A difficult and disgusting operation to clear London's largest "fatberg" from a London sewer raises a number of issues about our approach to waste disposal.
Fatbergs are not natural - they are creatures of the modern age - and the blockages they cause can lead to raw sewage flowing up into shops, offices and people's homes.
It is not a subject for the faint-hearted but there are 10 large fatbergs in London right now and hundreds of smaller ones across the country.
They form when oil and grease, poured down drains, coagulates around the likes of tampons, baby wipes and condoms flushed down toilets.
The result is the creation of a pale, tough substance with the strength of rock - a form of artificial geology that in the case of the Whitechapel fatberg has choked 80% of the flow of the sewer.
The basic problem is that we inherited a network of underground sewers built 150 years ago that was never designed to cope with what's now thrown into it.
However far-sighted Sir Joseph Bazalgette and his fellow Victorian engineers were, they can have had no idea how the populations of our cities would explode and how changes in diet and lifestyles would create a potentially devastating onslaught.
The gentle gradients of their designs were meant to create steady streams of human waste and water - not exactly fragrant but "they don't smell bad if they're working properly," one sewage expert told me.
By contrast, the noxious blast of fetid air that rose when the manhole cover was lifted during yesterday's operation was enough to make me gag and cover my face with my jacket.
Three metres beneath the heavy East End traffic, a monstrous mass of fat is acting in the same way that plaque does in arteries and, as with heart trouble, the problem is usually unseen until it's too late.
As the engineers donned what looked like spacesuits to head underground - double gloves, hoses bringing fresh air, electronic sensors to spot dangerous gases - a small crowd gathered to watch.
The street is lined with fast-food restaurants, just the kind of places that have flourished as the demand for fried takeaways has soared. One of the onlookers wore the striped apron of a chef.
Research by Thames Water mapped the locations of fatbergs and of restaurants, and came up with a remarkable conclusion: if you live within 50 metres of a fast-food place, your chances of being flooded with sewage are eight times higher than if you live further away.
So the company has sent teams to visit more than 700 restaurants to explore what steps they're taking to stop the flow of fat leaving their kitchens.
The answer? The vast majority are doing nothing at all.
Thames Water executives believe this is not through wilfulness but ignorance. There are devices to trap fat, and they cost only a few hundred pounds, but few seem to have heard of them.
So the first step in the battle against the bergs is to encourage, cajole or shame restaurant owners into forking out for the small boxes that sit atop a drain and clean the flow.
Talks with the big chains are under way. The response so far has been one of surprise that the scale of the problem had not been realised, so maybe the coming months will see fat traps becoming more common.

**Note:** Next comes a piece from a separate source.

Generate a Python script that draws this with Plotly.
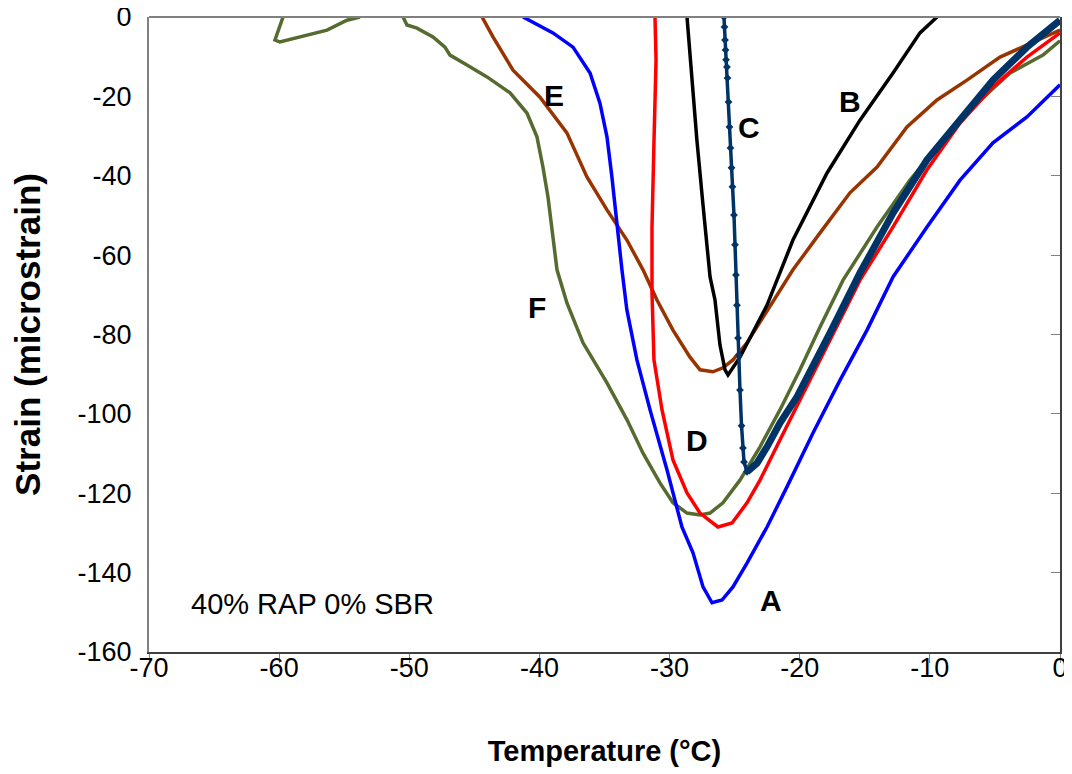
import plotly.graph_objects as go

# ---- data (temperature °C, strain microstrain) ----
a_x = [-41.26, -38.96, -37.42, -36.11, -35.35, -34.81, -34.43, -34.04, -33.66, -33.28, -32.51, -31.50, -30.20, -29.05,
       -28.20, -27.43, -26.74, -25.97, -25.13, -24.05, -22.51, -20.98, -18.98, -16.90, -14.83, -12.83, -10.22, -7.68,
       -5.15, -2.54, 0.0]
a_y = [0, -4.0, -7.6, -14.1, -21.7, -30.2, -40.3, -52.9, -63.7, -73.8, -86.4, -99.0, -114.1, -128.5,
       -135.0, -143.6, -147.6, -146.9, -143.6, -137.6, -128.5, -118.4, -104.8, -91.5, -78.9, -65.5, -52.9, -41.1,
       -31.7, -25.2, -17.1]

b_x = [-28.66, -28.28, -27.90, -27.43, -26.89, -26.51, -26.13, -25.74, -25.51, -24.59, -23.59, -22.51, -20.52,
       -17.90, -15.37, -12.83, -10.76, -9.45]
b_y = [0, -15.9, -31.0, -47.4, -65.5, -71.3, -82.6, -88.9, -90.2, -85.7, -79.6, -72.6, -56.2,
       -39.3, -26.0, -14.1, -4.0, 0]

c1_x = [-25.82, -25.78, -25.74, -25.70, -25.66, -25.59, -25.55, -25.47, -25.40, -25.32, -25.24, -25.17, -25.05,
        -24.97, -24.90, -24.82, -24.74, -24.67, -24.59, -24.47, -24.36, -24.28, -24.05]
c1_y = [0, -2.5, -5.8, -8.3, -10.8, -12.6, -15.4, -21.4, -27.7, -33.0, -38.0, -42.8, -49.9,
        -57.4, -65.0, -72.6, -80.9, -85.2, -94.0, -103.0, -108.6, -112.1, -114.6]
c2_x = [-24.05, -23.28, -22.51, -21.52, -20.21, -18.98, -17.67, -15.37, -12.83, -10.22, -7.68, -5.15, -2.54, 0.0]
c2_y = [-114.6, -112.4, -108.3, -102.3, -95.7, -88.2, -79.6, -64.5, -49.4, -36.0, -26.0, -15.9, -7.6, -0.8]

d_x = [-31.12, -31.04, -31.20, -31.35, -31.35, -31.20, -30.58, -29.74, -28.66, -27.66, -26.28, -25.20, -24.05,
       -23.05, -21.52, -19.98, -18.44, -16.90, -15.37, -12.83, -10.22, -7.68, -5.15, -2.54, 0.0]
d_y = [0, -10.8, -31.7, -52.9, -69.5, -86.4, -99.0, -111.6, -119.9, -125.0, -128.5, -127.5, -122.4,
       -116.7, -106.6, -96.5, -86.4, -76.3, -66.3, -52.9, -38.5, -26.7, -17.6, -10.1, -4.0]

e_x = [-44.41, -43.57, -42.03, -39.96, -37.89, -36.35, -34.81, -33.28, -32.04, -30.97, -29.74, -28.43, -27.66,
       -26.67, -25.90, -25.13, -24.05, -22.82, -20.52, -18.44, -16.14, -14.06, -11.76, -9.45, -7.15, -4.61,
       -2.07, 0.0]
e_y = [0, -5.0, -13.4, -20.2, -29.2, -40.3, -48.6, -56.2, -63.7, -71.3, -78.9, -85.7, -88.9,
       -89.4, -88.4, -86.4, -82.1, -75.8, -63.7, -54.4, -44.3, -37.8, -27.7, -20.9, -15.9, -10.1,
       -6.3, -3.3]

f_x = [-59.70, -60.32, -59.94, -58.40, -56.32, -54.79, -53.79, None,
       -50.48, -50.18, -49.41, -48.18, -47.26, -46.87, -45.57, -44.03, -42.26, -40.96, -40.19, -39.73, -39.34,
       -39.03, -38.65, -37.88, -36.65, -34.81, -33.27, -32.04, -30.74, -29.74, -28.66, -27.66, -26.89, -25.90,
       -24.59, -23.05, -21.52, -19.98, -18.44, -16.67, -14.06, -11.53, -8.99, -6.38, -3.84, -1.31, 0.0]
f_y = [0, -5.8, -6.3, -5.0, -3.3, -0.8, 0, None,
       0, -2.0, -2.8, -5.0, -7.6, -9.6, -12.1, -15.1, -19.1, -24.2, -30.2, -37.8, -45.4,
       -52.9, -63.7, -72.1, -82.1, -92.2, -101.5, -109.9, -117.4, -122.4, -125.0, -125.5, -125.0, -122.4,
       -116.7, -108.3, -99.0, -88.9, -78.1, -66.3, -52.9, -41.1, -31.0, -21.7, -14.1, -9.6, -6.0]

curve_labels = ["A", "B", "C", "D", "E", "F"]
label_x = [-22.2, -16.1, -23.9, -27.9, -38.9, -40.2]
label_y = [-146.9, -21.4, -27.9, -106.6, -19.9, -73.1]

x_ticks = [-70, -60, -50, -40, -30, -20, -10, 0]
y_ticks = [-160, -140, -120, -100, -80, -60, -40, -20, 0]

FONT = "Liberation Sans, Arial, sans-serif"

fig = go.Figure()

def line(x, y, color, width, mode="lines", marker=None):
    fig.add_trace(go.Scatter(x=x, y=y, mode=mode, line=dict(color=color, width=width),
                             marker=marker, showlegend=False, hoverinfo="skip", connectgaps=False))

line(f_x, f_y, "#556B2F", 3.5)
line(e_x, e_y, "#993300", 3.5)
line(a_x, a_y, "#0000FF", 3.5)
line(d_x, d_y, "#FF0000", 3.5)
line(b_x, b_y, "#000000", 3.5)
line(c1_x, c1_y, "#003366", 3.5, mode="lines+markers", marker=dict(size=6, color="#003366", symbol="diamond"))
line(c2_x, c2_y, "#003366", 7)

# dummy trace to show right axis
fig.add_trace(go.Scatter(x=[None], y=[None], yaxis="y2", showlegend=False, hoverinfo="skip"))

for t, lx, ly in zip(curve_labels, label_x, label_y):
    fig.add_annotation(x=lx, y=ly, text="<b>%s</b>" % t, showarrow=False,
                       font=dict(family=FONT, size=30, color="black"))

fig.add_annotation(x=-57.4, y=-147.9, text="40% RAP 0% SBR", showarrow=False,
                   font=dict(family=FONT, size=29, color="black"))

# top border (gray)
fig.add_shape(type="line", xref="paper", yref="paper", x0=0, x1=1, y0=1, y1=1,
              line=dict(color="#808080", width=2))

fig.update_layout(
    width=1064, height=766,
    margin=dict(l=141, r=12, t=9, b=122),
    paper_bgcolor="white", plot_bgcolor="white",
    font=dict(family=FONT, size=27, color="black"),
    xaxis=dict(range=[-70, 0], tickvals=x_ticks, ticktext=[str(v) for v in x_ticks],
               automargin=False, ticklabeloverflow="allow",
               showgrid=False, zeroline=False, showline=True, linecolor="#404040", linewidth=2,
               ticks="outside", ticklen=9, tickcolor="#808080", tickwidth=1, ticklabelstandoff=-18,
               title=dict(text="<b>Temperature (°C)</b>", font=dict(size=29), standoff=58)),
    yaxis=dict(range=[-160, 0], tickvals=y_ticks, ticktext=[str(v) for v in y_ticks],
               automargin=False, ticklabeloverflow="allow",
               showgrid=False, zeroline=False, showline=True, linecolor="#808080", linewidth=2,
               ticks="", ticklabelstandoff=10,
               title=dict(text="<b>Strain (microstrain)</b>", font=dict(size=35), standoff=37)),
    yaxis2=dict(range=[-160, 0], overlaying="y", side="right", tickvals=y_ticks,
                automargin=False,
                showticklabels=False, showgrid=False, zeroline=False, showline=True,
                linecolor="#404040", linewidth=2, ticks="inside", ticklen=9, tickcolor="#808080"),
)

fig.write_html("out.html")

But the survey also found that where a small number of restaurants had invested in the devices, few had maintained them. So there lies another challenge.
And the key to all this may be our own attitudes - whether any of us demand change.
Just as it's become more common for people to expect vegetarian options or food prepared without gluten or dairy products, might anyone demand to know whether a restaurant's kitchen is sewer-friendly before paying for a meal?
There's now a term for our unthinking but damaging approach to what we flush away: sewer abuse.
One answer is to support and expand schemes to collect restaurant fat and turn it into fuel - a logical form of renewable energy - and this is what will happen to the fatbergs.
At the heart of this question is our consumer culture's approach to waste, the belief that we can just chuck anything away without consequence, "away" being an abstract and distant concept that we need not care about.
But "away" is a real place, like an east London sewer jammed with a fatberg weighing the same as 11 buses, and now being chipped away by shovel by brave teams straining in heat so intense they can last only 40 minutes at a time.
The image of a dark figure hunched in a tiny tunnel working by hand is startling to us in 21st Century Britain. But in a curious way, it's also an unintended throwback to the grimmer Victorian times when the sewers were built in the first place.